◆ **WRITTEN EXERCISE**
Gather the lines from the material that contain "this".

*** DATA SHOWN ***

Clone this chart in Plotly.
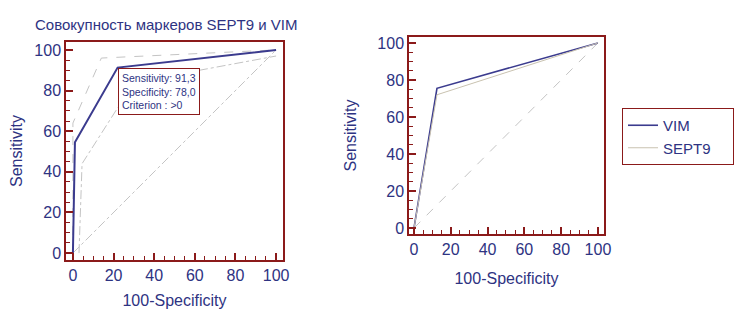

***
*** DATA SHOWN ***

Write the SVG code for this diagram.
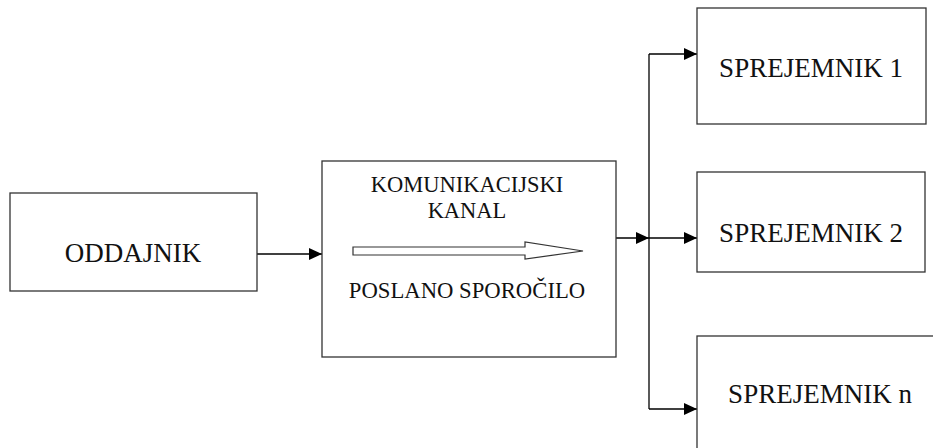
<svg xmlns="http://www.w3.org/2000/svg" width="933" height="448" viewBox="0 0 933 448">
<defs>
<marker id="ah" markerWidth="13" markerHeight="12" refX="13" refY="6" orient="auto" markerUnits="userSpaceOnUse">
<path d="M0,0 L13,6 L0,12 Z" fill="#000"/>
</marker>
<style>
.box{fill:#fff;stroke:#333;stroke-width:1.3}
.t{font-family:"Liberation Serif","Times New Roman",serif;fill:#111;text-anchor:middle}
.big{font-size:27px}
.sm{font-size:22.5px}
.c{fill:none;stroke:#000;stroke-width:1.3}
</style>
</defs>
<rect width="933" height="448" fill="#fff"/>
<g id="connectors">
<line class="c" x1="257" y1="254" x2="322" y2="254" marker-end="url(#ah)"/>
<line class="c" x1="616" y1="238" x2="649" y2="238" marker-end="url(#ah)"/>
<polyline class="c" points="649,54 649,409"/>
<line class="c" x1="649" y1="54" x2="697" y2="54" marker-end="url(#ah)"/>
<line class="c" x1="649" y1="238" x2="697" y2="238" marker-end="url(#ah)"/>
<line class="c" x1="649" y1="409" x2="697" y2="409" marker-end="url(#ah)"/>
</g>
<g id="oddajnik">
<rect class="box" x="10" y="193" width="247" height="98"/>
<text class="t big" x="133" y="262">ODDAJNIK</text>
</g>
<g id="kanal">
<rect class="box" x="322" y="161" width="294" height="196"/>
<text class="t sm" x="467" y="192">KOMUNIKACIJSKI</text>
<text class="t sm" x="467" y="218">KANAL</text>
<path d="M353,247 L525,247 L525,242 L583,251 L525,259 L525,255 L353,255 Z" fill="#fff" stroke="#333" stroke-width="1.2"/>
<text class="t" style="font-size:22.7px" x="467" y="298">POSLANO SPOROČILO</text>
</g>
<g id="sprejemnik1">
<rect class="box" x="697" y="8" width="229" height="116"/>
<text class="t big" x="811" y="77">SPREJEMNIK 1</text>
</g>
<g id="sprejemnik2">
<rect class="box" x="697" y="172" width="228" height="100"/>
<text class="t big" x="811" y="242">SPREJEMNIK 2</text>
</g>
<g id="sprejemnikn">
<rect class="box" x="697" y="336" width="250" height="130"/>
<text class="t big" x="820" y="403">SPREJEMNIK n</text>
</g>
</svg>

***

◆ **TASK ANSWER**
Clone this chart in Plotly.
Write the SVG code for this diagram.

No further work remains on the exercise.